Dal Manifesto del 30/7
E' forse il caso di dare un tocco di sano materialismo al dibattito su salario/reddito, tentando una contestualizzazione che individui le origini storico-sociali delle teorizzazioni in questione. Certo, così si rischia di passare per brontosauri (leggi: dinosauri che brontolano), ma bisogna sottrarsi alla tentazione di voler fare a tutti i costi i moderni per non essere etichettati come antiquati.
Per farla breve, vale la pena di considerare l'ipotesi che nell'enfasi sul basic income pesi una vicenda generazionale: i figli della piccola/media borghesia statale, intellettuale e professionale vedono un futuro lavorativo decisamente al di sotto delle loro aspettative, derivanti dal proprio status familiare. Per questi soggetti il lavoro non si è mai presentato come necessità per campare, ma come fonte di autorealizzazione. Di fronte a un mercato del lavoro che offre ben poco, non si rassegnano ad una perdita di status e fantasticano di una via di uscita collettiva che è, in realtà, mero sotterfugio individualistico, per illudersi di poter continuare a cercare, con le terga parate dalla munificenza statale, la via della propria realizzazione. Insomma, come disse Marx a proposito del socialismo borghese, «vogliono le condizioni di vita della società moderna senza le lotte e i pericoli che necessariamente ne derivano». Ovviamente, sto qui facendo riferimento al ceto politico degli attivisti «sanprecaristi», una minoranza certamente capace di trascinarsi dietro una parte, a volte consistente, della massa atomizzata dei lavoratori precari, ma che, al contempo, non è mai riuscita a trasformare la partecipazione a scadenze (rituali e identitarie) in movimento reale, in grado di modificare i rapporti di forza. Di fronte all'astrattezza della proposta politica, prevale il concreto bisogno di mettere insieme il pranzo con la cena.
Anche in considerazione di questa difficoltà, con una verniciatina di «postfordismo», l'autorealizzazione del ceto politico diventa «autovalorizzazione». Che poi, di fatto, significa fare gli imprenditori di se stessi, autosfruttarsi, e per pochi «fortunati», gli imprenditori tout court.

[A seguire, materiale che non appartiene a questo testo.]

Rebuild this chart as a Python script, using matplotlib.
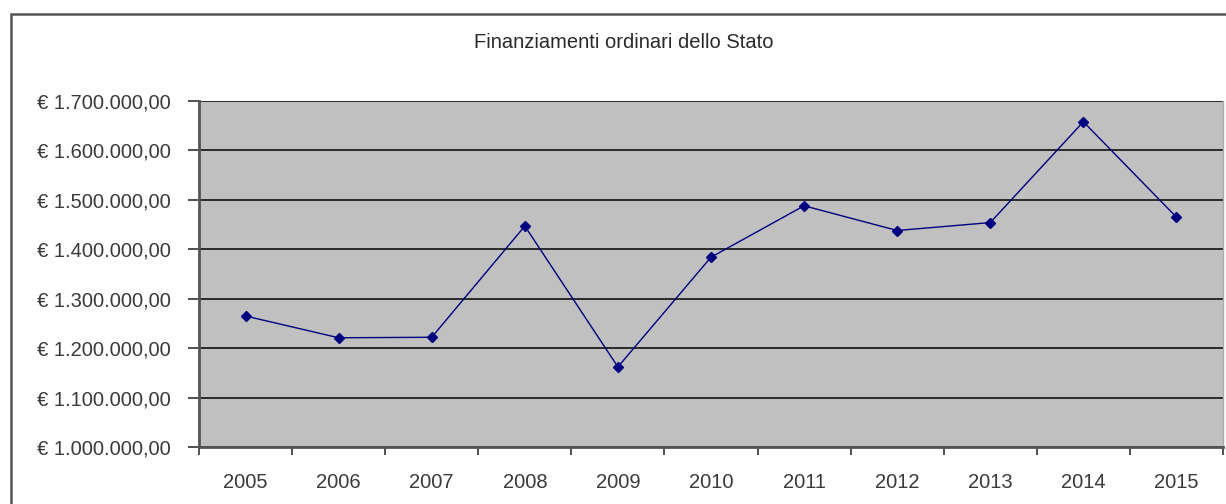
import matplotlib
matplotlib.use("Agg")
import matplotlib.pyplot as plt
from matplotlib.patches import Rectangle
from matplotlib.ticker import FuncFormatter, FixedLocator

years = ["2005", "2006", "2007", "2008", "2009", "2010",
         "2011", "2012", "2013", "2014", "2015"]
funding = [1265000, 1221000, 1222000, 1447000, 1162000, 1384000,
           1488000, 1438000, 1454000, 1658000, 1465000]
y_ticks = [1000000, 1100000, 1200000, 1300000, 1400000, 1500000, 1600000, 1700000]
title = "Finanziamenti ordinari dello Stato"

plt.rcParams["font.family"] = ["Liberation Sans", "DejaVu Sans"]
text_color = "#3a3a3a"

fig = plt.figure(figsize=(12.26, 5.04), dpi=100)
fig.patch.set_facecolor("white")

# outer chart frame
fig.patches.append(Rectangle((11 / 1226, -0.05), 1.2, 1 - 14 / 504 + 0.05,
                             transform=fig.transFigure, fill=False,
                             edgecolor="#555555", linewidth=1.8))

ax = fig.add_axes([199 / 1226, 1 - 447 / 504, (1223 - 199) / 1226, (447 - 101) / 504])
ax.set_facecolor("#c0c0c0")

x = list(range(len(years)))
ax.plot(x, funding, color="#000080", linewidth=1.0, marker="D",
        markersize=5, markerfacecolor="#000080", markeredgecolor="#000080",
        zorder=3)

ax.set_xlim(-0.5, len(years) - 0.5)
ax.set_ylim(y_ticks[0], y_ticks[-1])

ax.set_yticks(y_ticks)
ax.yaxis.set_major_formatter(FuncFormatter(
    lambda v, p: "€ " + f"{v:,.2f}".replace(",", "X").replace(".", ",").replace("X", ".")))
ax.grid(axis="y", color="#2a2a2a", linewidth=1.4)
ax.set_axisbelow(True)

ax.set_xticks(x)
ax.set_xticklabels(years)
ax.xaxis.set_minor_locator(FixedLocator([i - 0.5 for i in range(len(years) + 1)]))
ax.tick_params(axis="x", which="major", length=0, pad=19, labelsize=14.5,
               labelcolor=text_color)
ax.tick_params(axis="x", which="minor", length=6, width=1.2, color="#333333",
               direction="out")
ax.tick_params(axis="y", length=8, width=1.2, color="#333333", pad=12,
               labelsize=14.5, labelcolor=text_color)

for side in ("left", "bottom"):
    ax.spines[side].set_color("#555555")
    ax.spines[side].set_linewidth(2.0)
ax.spines["top"].set_visible(False)
ax.spines["right"].set_color("#aaaaaa")
ax.spines["right"].set_linewidth(1.0)

fig.text(624 / 1226, 1 - 42 / 504, title, ha="center", va="center",
         fontsize=14.5, color="#2a2a2a")

fig.savefig("out.png", dpi=100)
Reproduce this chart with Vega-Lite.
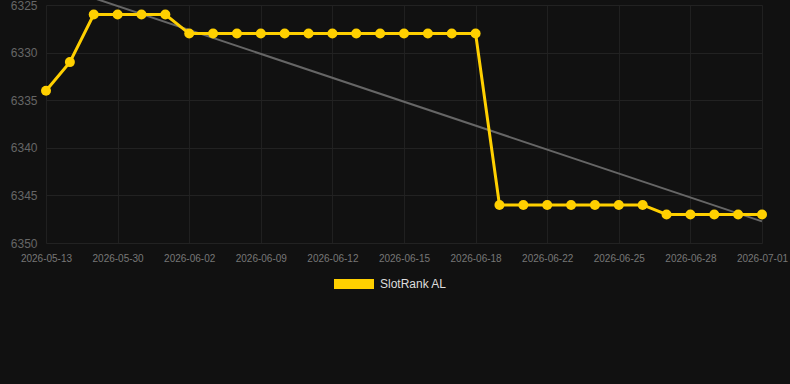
{
  "$schema": "https://vega.github.io/schema/vega-lite/v6.json",
  "width": 716,
  "height": 238,
  "autosize": "none",
  "padding": {"left": 46, "top": 5, "right": 28, "bottom": 141},
  "background": "#111111",
  "config": {"view": {"stroke": null}, "font": "Liberation Sans"},
  "data": {"values": [
    {"i": 0, "d": "2026-05-13", "v": 6334, "s": "SlotRank AL"},
    {"i": 1, "d": "2026-05-20", "v": 6331, "s": "SlotRank AL"},
    {"i": 2, "d": "2026-05-27", "v": 6326, "s": "SlotRank AL"},
    {"i": 3, "d": "2026-05-30", "v": 6326, "s": "SlotRank AL"},
    {"i": 4, "d": "2026-05-31", "v": 6326, "s": "SlotRank AL"},
    {"i": 5, "d": "2026-06-01", "v": 6326, "s": "SlotRank AL"},
    {"i": 6, "d": "2026-06-02", "v": 6328, "s": "SlotRank AL"},
    {"i": 7, "d": "2026-06-05", "v": 6328, "s": "SlotRank AL"},
    {"i": 8, "d": "2026-06-07", "v": 6328, "s": "SlotRank AL"},
    {"i": 9, "d": "2026-06-09", "v": 6328, "s": "SlotRank AL"},
    {"i": 10, "d": "2026-06-10", "v": 6328, "s": "SlotRank AL"},
    {"i": 11, "d": "2026-06-11", "v": 6328, "s": "SlotRank AL"},
    {"i": 12, "d": "2026-06-12", "v": 6328, "s": "SlotRank AL"},
    {"i": 13, "d": "2026-06-13", "v": 6328, "s": "SlotRank AL"},
    {"i": 14, "d": "2026-06-14", "v": 6328, "s": "SlotRank AL"},
    {"i": 15, "d": "2026-06-15", "v": 6328, "s": "SlotRank AL"},
    {"i": 16, "d": "2026-06-16", "v": 6328, "s": "SlotRank AL"},
    {"i": 17, "d": "2026-06-17", "v": 6328, "s": "SlotRank AL"},
    {"i": 18, "d": "2026-06-18", "v": 6328, "s": "SlotRank AL"},
    {"i": 19, "d": "2026-06-20", "v": 6346, "s": "SlotRank AL"},
    {"i": 20, "d": "2026-06-21", "v": 6346, "s": "SlotRank AL"},
    {"i": 21, "d": "2026-06-22", "v": 6346, "s": "SlotRank AL"},
    {"i": 22, "d": "2026-06-23", "v": 6346, "s": "SlotRank AL"},
    {"i": 23, "d": "2026-06-24", "v": 6346, "s": "SlotRank AL"},
    {"i": 24, "d": "2026-06-25", "v": 6346, "s": "SlotRank AL"},
    {"i": 25, "d": "2026-06-26", "v": 6346, "s": "SlotRank AL"},
    {"i": 26, "d": "2026-06-27", "v": 6347, "s": "SlotRank AL"},
    {"i": 27, "d": "2026-06-28", "v": 6347, "s": "SlotRank AL"},
    {"i": 28, "d": "2026-06-29", "v": 6347, "s": "SlotRank AL"},
    {"i": 29, "d": "2026-06-30", "v": 6347, "s": "SlotRank AL"},
    {"i": 30, "d": "2026-07-01", "v": 6347, "s": "SlotRank AL"}
  ]},
  "layer": [
    {
      "transform": [{"regression": "v", "on": "i"}],
      "mark": {"type": "line", "color": "#666666", "strokeWidth": 2, "clip": false},
      "encoding": {
        "x": {"field": "i", "type": "quantitative", "scale": {"domain": [0, 30], "nice": false, "zero": false}, "axis": null},
        "y": {"field": "v", "type": "quantitative", "scale": {"domain": [6325, 6350], "reverse": true, "zero": false, "nice": false},
          "axis": {"title": null, "format": "d", "values": [6325, 6330, 6335, 6340, 6345, 6350], "labelColor": "#666666", "labelFontSize": 12, "labelPadding": 9, "grid": true, "gridColor": "#222222", "domain": false, "ticks": false}}
      }
    },
    {
      "mark": {"type": "line", "strokeWidth": 3, "point": {"filled": true, "size": 100, "opacity": 1}},
      "encoding": {
        "x": {"field": "d", "type": "ordinal", "sort": null, "scale": {"type": "point", "padding": 0},
          "axis": {"title": null, "values": ["2026-05-13","2026-05-30","2026-06-02","2026-06-09","2026-06-12","2026-06-15","2026-06-18","2026-06-22","2026-06-25","2026-06-28","2026-07-01"],
            "labelAngle": 0, "labelColor": "#777777", "labelFontSize": 10, "labelPadding": 10, "grid": true, "gridColor": "#202020", "domain": false, "ticks": false}},
        "y": {"field": "v", "type": "quantitative"},
        "color": {"field": "s", "type": "nominal", "scale": {"domain": ["SlotRank AL"], "range": ["#FFD000"]},
          "legend": {"title": null, "orient": "none", "legendX": 288, "legendY": 259, "symbolType": "M-1,-0.25L1,-0.25L1,0.25L-1,0.25Z", "symbolSize": 1600, "symbolStrokeWidth": 0, "symbolFillColor": "#FFD000", "labelColor": "#dddddd", "labelFontSize": 12, "labelOffset": 6}}
      }
    }
  ],
  "resolve": {"scale": {"x": "independent"}}
}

Ma in questa scelta si perde l'anelito solidaristico, la connotazione di classe. L'imprenditore è in guerra con tutti, imprenditori o lavoratori che siano. E tanto più l'attività imprenditoriale è marginale tanto più selvaggia ha da essere la concorrenza. Tant'è che, per poter teorizzare un agire collettivo che nella realtà non è dato vedere, ci si è dovuti inventare una spontaneità cooperante e solidale, una sotterranea connessione di menti reticolarmente dialoganti, che sgorgano misticamente dalla monade moltitudinaria.
Ma, con buona pace della moltitudine stessa, non basta «rinunciare all'odiosa rappresentazione» che ci si è fatti del capitalismo per entrare nella «nuova Gerusalemme». Per la massa degli sfortunati autovalorizzantisi, la realtà fa valere la sua cogenza ed allora il tutto si risolve «in un vile piagnisteo» . Noi rivendichiamo soltanto il valore già prodotto, ci dicono i sostenitori del basic income: ma se sfrondiamo questa affermazione dai suoi discutibili presupposti economici, rimane solo la moralistica denuncia dello sfruttamento. D'accordo con la denuncia, ma se bastasse condannarlo per porgli fine il capitalismo sarebbe defunto da molto tempo! Di certo, è bizzarro sentir parlare di ricchezza eccedente a proposito di quelle persone che di sovrabbondante hanno solo gli anni passati in casa con papà e mamma perché, in quanto lavoratori precari, non hanno un soldo per andarsene a vivere da soli.
Infine, due precisazioni. In primo luogo, negare la praticabilità del basic income è cosa diversa dal negare che si debba cercare di ottenere e/o allargare le prestazioni degli ammortizzatori sociali; in secondo luogo, individuare i limiti e gli errori intrinseci ad una pratica politica non significa accusare i soggetti che se ne fanno portatori di non esprimere alcun tipo di conflittualità. Ma se la conflittualità si basa su illusioni, alla fine la realtà fa valere la sua cogenza, magari anche attraverso polizia e magistratura. La realtà si fa beffe delle nostre illusioni. Pur non condividendo una linea politica, in molti casi (e questo è uno di quelli) si deve solidarizzare con chi, perseguendola in buona fede, ne patisce le conseguenze. A chi non è d'accordo resta però il dovere di indicare che ci si sta indirizzando vero un strada senza uscita. Ad altri rimane la responsabilità di aver indicato proprio quella via.